TASK STATEMENT:
Transcribe all of the material below word for word and leave out its pictures.

DATA SECTION:
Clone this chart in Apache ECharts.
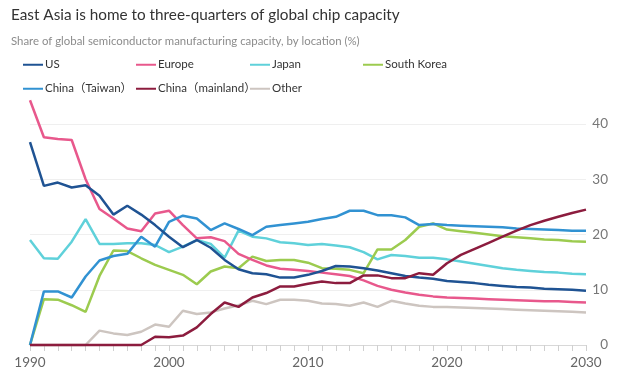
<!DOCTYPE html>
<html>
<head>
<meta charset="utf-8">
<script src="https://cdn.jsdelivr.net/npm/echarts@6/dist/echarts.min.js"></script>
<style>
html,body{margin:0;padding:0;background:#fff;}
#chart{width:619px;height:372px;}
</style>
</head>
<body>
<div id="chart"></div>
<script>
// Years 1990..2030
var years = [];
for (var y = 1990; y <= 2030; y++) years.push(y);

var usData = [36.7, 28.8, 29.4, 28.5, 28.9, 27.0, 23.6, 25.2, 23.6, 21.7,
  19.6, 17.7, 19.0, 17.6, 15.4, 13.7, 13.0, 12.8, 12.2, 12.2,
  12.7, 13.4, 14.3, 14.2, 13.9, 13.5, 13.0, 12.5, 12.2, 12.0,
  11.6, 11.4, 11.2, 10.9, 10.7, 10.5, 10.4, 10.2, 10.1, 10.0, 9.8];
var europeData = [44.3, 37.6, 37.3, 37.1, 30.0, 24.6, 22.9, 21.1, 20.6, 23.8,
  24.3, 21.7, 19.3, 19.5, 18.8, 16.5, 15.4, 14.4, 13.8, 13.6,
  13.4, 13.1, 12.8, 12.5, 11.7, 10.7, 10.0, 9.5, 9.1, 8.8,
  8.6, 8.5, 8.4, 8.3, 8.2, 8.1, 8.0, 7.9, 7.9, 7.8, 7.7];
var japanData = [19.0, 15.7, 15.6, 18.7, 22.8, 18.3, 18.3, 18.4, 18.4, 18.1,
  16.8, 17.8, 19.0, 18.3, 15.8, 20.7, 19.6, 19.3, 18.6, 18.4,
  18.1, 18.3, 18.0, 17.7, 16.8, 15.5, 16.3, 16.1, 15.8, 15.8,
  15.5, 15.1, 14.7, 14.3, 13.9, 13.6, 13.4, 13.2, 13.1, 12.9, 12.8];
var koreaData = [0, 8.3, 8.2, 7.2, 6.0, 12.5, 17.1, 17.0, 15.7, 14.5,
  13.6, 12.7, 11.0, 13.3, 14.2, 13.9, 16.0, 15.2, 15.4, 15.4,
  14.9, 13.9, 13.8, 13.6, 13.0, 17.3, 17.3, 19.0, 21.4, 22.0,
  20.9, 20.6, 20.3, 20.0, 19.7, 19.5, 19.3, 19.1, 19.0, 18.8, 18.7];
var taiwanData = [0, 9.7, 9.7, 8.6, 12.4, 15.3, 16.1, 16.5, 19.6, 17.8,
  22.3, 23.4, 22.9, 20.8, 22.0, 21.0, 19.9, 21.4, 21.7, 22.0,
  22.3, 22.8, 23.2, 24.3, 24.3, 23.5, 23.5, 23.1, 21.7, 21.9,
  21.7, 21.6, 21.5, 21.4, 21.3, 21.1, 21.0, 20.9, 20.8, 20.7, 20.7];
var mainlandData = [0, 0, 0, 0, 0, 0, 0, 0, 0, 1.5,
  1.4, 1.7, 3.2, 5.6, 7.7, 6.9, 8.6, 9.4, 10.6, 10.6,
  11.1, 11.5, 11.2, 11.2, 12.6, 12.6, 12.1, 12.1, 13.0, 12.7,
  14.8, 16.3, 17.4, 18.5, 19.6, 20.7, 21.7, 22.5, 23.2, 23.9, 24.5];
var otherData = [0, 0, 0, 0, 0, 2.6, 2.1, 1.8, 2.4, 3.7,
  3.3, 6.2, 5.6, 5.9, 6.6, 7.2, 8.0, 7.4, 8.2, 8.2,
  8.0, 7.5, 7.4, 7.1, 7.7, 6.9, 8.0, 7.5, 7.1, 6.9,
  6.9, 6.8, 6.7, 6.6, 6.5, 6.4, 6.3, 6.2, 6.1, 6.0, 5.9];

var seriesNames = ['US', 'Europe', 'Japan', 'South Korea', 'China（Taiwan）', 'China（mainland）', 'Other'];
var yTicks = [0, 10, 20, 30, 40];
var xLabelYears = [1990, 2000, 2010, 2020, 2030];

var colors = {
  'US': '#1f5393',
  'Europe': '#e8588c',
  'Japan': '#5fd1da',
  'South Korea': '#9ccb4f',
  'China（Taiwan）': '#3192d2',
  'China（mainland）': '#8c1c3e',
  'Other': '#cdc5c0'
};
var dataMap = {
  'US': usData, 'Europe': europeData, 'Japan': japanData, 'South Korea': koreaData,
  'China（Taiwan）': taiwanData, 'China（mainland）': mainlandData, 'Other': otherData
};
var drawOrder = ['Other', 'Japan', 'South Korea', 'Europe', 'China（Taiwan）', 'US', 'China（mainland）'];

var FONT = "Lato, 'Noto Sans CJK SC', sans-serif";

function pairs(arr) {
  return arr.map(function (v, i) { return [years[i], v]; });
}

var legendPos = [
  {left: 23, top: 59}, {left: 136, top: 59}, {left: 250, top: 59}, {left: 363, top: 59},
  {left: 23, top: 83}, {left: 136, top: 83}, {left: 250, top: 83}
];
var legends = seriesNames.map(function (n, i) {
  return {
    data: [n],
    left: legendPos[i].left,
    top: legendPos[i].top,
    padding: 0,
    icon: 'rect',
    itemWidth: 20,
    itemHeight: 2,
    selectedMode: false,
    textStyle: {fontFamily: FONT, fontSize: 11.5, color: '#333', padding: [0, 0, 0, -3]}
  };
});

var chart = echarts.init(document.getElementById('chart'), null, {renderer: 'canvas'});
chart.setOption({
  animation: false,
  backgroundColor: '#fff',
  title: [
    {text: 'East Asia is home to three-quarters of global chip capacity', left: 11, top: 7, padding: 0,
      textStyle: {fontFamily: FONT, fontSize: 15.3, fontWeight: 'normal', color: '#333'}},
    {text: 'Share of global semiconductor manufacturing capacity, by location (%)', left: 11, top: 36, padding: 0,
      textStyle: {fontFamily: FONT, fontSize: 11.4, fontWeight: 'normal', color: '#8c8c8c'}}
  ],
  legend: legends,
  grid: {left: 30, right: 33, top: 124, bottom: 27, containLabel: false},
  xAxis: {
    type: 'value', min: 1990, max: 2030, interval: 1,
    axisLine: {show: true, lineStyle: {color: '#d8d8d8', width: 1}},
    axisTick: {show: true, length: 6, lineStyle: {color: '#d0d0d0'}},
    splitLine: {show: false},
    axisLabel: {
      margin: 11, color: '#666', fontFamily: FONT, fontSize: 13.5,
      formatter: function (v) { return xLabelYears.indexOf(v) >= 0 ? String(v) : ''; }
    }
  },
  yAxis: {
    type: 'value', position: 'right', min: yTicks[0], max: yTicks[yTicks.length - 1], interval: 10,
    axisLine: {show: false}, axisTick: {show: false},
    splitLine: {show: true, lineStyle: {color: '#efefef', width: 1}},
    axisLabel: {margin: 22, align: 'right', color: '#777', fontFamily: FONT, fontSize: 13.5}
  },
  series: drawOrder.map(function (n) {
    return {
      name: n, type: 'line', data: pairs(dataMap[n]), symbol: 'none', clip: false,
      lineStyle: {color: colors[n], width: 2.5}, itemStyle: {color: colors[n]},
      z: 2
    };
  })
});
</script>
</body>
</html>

RESULT:
Clone this chart in Apache ECharts.
<!DOCTYPE html>
<html>
<head>
<meta charset="utf-8">
<script src="https://cdn.jsdelivr.net/npm/echarts@6/dist/echarts.min.js"></script>
<style>
html,body{margin:0;padding:0;background:#fff;}
#chart{width:619px;height:372px;}
</style>
</head>
<body>
<div id="chart"></div>
<script>
// Years 1990..2030
var years = [];
for (var y = 1990; y <= 2030; y++) years.push(y);

var usData = [36.7, 28.8, 29.4, 28.5, 28.9, 27.0, 23.6, 25.2, 23.6, 21.7,
  19.6, 17.7, 19.0, 17.6, 15.4, 13.7, 13.0, 12.8, 12.2, 12.2,
  12.7, 13.4, 14.3, 14.2, 13.9, 13.5, 13.0, 12.5, 12.2, 12.0,
  11.6, 11.4, 11.2, 10.9, 10.7, 10.5, 10.4, 10.2, 10.1, 10.0, 9.8];
var europeData = [44.3, 37.6, 37.3, 37.1, 30.0, 24.6, 22.9, 21.1, 20.6, 23.8,
  24.3, 21.7, 19.3, 19.5, 18.8, 16.5, 15.4, 14.4, 13.8, 13.6,
  13.4, 13.1, 12.8, 12.5, 11.7, 10.7, 10.0, 9.5, 9.1, 8.8,
  8.6, 8.5, 8.4, 8.3, 8.2, 8.1, 8.0, 7.9, 7.9, 7.8, 7.7];
var japanData = [19.0, 15.7, 15.6, 18.7, 22.8, 18.3, 18.3, 18.4, 18.4, 18.1,
  16.8, 17.8, 19.0, 18.3, 15.8, 20.7, 19.6, 19.3, 18.6, 18.4,
  18.1, 18.3, 18.0, 17.7, 16.8, 15.5, 16.3, 16.1, 15.8, 15.8,
  15.5, 15.1, 14.7, 14.3, 13.9, 13.6, 13.4, 13.2, 13.1, 12.9, 12.8];
var koreaData = [0, 8.3, 8.2, 7.2, 6.0, 12.5, 17.1, 17.0, 15.7, 14.5,
  13.6, 12.7, 11.0, 13.3, 14.2, 13.9, 16.0, 15.2, 15.4, 15.4,
  14.9, 13.9, 13.8, 13.6, 13.0, 17.3, 17.3, 19.0, 21.4, 22.0,
  20.9, 20.6, 20.3, 20.0, 19.7, 19.5, 19.3, 19.1, 19.0, 18.8, 18.7];
var taiwanData = [0, 9.7, 9.7, 8.6, 12.4, 15.3, 16.1, 16.5, 19.6, 17.8,
  22.3, 23.4, 22.9, 20.8, 22.0, 21.0, 19.9, 21.4, 21.7, 22.0,
  22.3, 22.8, 23.2, 24.3, 24.3, 23.5, 23.5, 23.1, 21.7, 21.9,
  21.7, 21.6, 21.5, 21.4, 21.3, 21.1, 21.0, 20.9, 20.8, 20.7, 20.7];
var mainlandData = [0, 0, 0, 0, 0, 0, 0, 0, 0, 1.5,
  1.4, 1.7, 3.2, 5.6, 7.7, 6.9, 8.6, 9.4, 10.6, 10.6,
  11.1, 11.5, 11.2, 11.2, 12.6, 12.6, 12.1, 12.1, 13.0, 12.7,
  14.8, 16.3, 17.4, 18.5, 19.6, 20.7, 21.7, 22.5, 23.2, 23.9, 24.5];
var otherData = [0, 0, 0, 0, 0, 2.6, 2.1, 1.8, 2.4, 3.7,
  3.3, 6.2, 5.6, 5.9, 6.6, 7.2, 8.0, 7.4, 8.2, 8.2,
  8.0, 7.5, 7.4, 7.1, 7.7, 6.9, 8.0, 7.5, 7.1, 6.9,
  6.9, 6.8, 6.7, 6.6, 6.5, 6.4, 6.3, 6.2, 6.1, 6.0, 5.9];

var seriesNames = ['US', 'Europe', 'Japan', 'South Korea', 'China（Taiwan）', 'China（mainland）', 'Other'];
var yTicks = [0, 10, 20, 30, 40];
var xLabelYears = [1990, 2000, 2010, 2020, 2030];

var colors = {
  'US': '#1f5393',
  'Europe': '#e8588c',
  'Japan': '#5fd1da',
  'South Korea': '#9ccb4f',
  'China（Taiwan）': '#3192d2',
  'China（mainland）': '#8c1c3e',
  'Other': '#cdc5c0'
};
var dataMap = {
  'US': usData, 'Europe': europeData, 'Japan': japanData, 'South Korea': koreaData,
  'China（Taiwan）': taiwanData, 'China（mainland）': mainlandData, 'Other': otherData
};
var drawOrder = ['Other', 'Japan', 'South Korea', 'Europe', 'China（Taiwan）', 'US', 'China（mainland）'];

var FONT = "Lato, 'Noto Sans CJK SC', sans-serif";

function pairs(arr) {
  return arr.map(function (v, i) { return [years[i], v]; });
}

var legendPos = [
  {left: 23, top: 59}, {left: 136, top: 59}, {left: 250, top: 59}, {left: 363, top: 59},
  {left: 23, top: 83}, {left: 136, top: 83}, {left: 250, top: 83}
];
var legends = seriesNames.map(function (n, i) {
  return {
    data: [n],
    left: legendPos[i].left,
    top: legendPos[i].top,
    padding: 0,
    icon: 'rect',
    itemWidth: 20,
    itemHeight: 2,
    selectedMode: false,
    textStyle: {fontFamily: FONT, fontSize: 11.5, color: '#333', padding: [0, 0, 0, -3]}
  };
});

var chart = echarts.init(document.getElementById('chart'), null, {renderer: 'canvas'});
chart.setOption({
  animation: false,
  backgroundColor: '#fff',
  title: [
    {text: 'East Asia is home to three-quarters of global chip capacity', left: 11, top: 7, padding: 0,
      textStyle: {fontFamily: FONT, fontSize: 15.3, fontWeight: 'normal', color: '#333'}},
    {text: 'Share of global semiconductor manufacturing capacity, by location (%)', left: 11, top: 36, padding: 0,
      textStyle: {fontFamily: FONT, fontSize: 11.4, fontWeight: 'normal', color: '#8c8c8c'}}
  ],
  legend: legends,
  grid: {left: 30, right: 33, top: 124, bottom: 27, containLabel: false},
  xAxis: {
    type: 'value', min: 1990, max: 2030, interval: 1,
    axisLine: {show: true, lineStyle: {color: '#d8d8d8', width: 1}},
    axisTick: {show: true, length: 6, lineStyle: {color: '#d0d0d0'}},
    splitLine: {show: false},
    axisLabel: {
      margin: 11, color: '#666', fontFamily: FONT, fontSize: 13.5,
      formatter: function (v) { return xLabelYears.indexOf(v) >= 0 ? String(v) : ''; }
    }
  },
  yAxis: {
    type: 'value', position: 'right', min: yTicks[0], max: yTicks[yTicks.length - 1], interval: 10,
    axisLine: {show: false}, axisTick: {show: false},
    splitLine: {show: true, lineStyle: {color: '#efefef', width: 1}},
    axisLabel: {margin: 22, align: 'right', color: '#777', fontFamily: FONT, fontSize: 13.5}
  },
  series: drawOrder.map(function (n) {
    return {
      name: n, type: 'line', data: pairs(dataMap[n]), symbol: 'none', clip: false,
      lineStyle: {color: colors[n], width: 2.5}, itemStyle: {color: colors[n]},
      z: 2
    };
  })
});
</script>
</body>
</html>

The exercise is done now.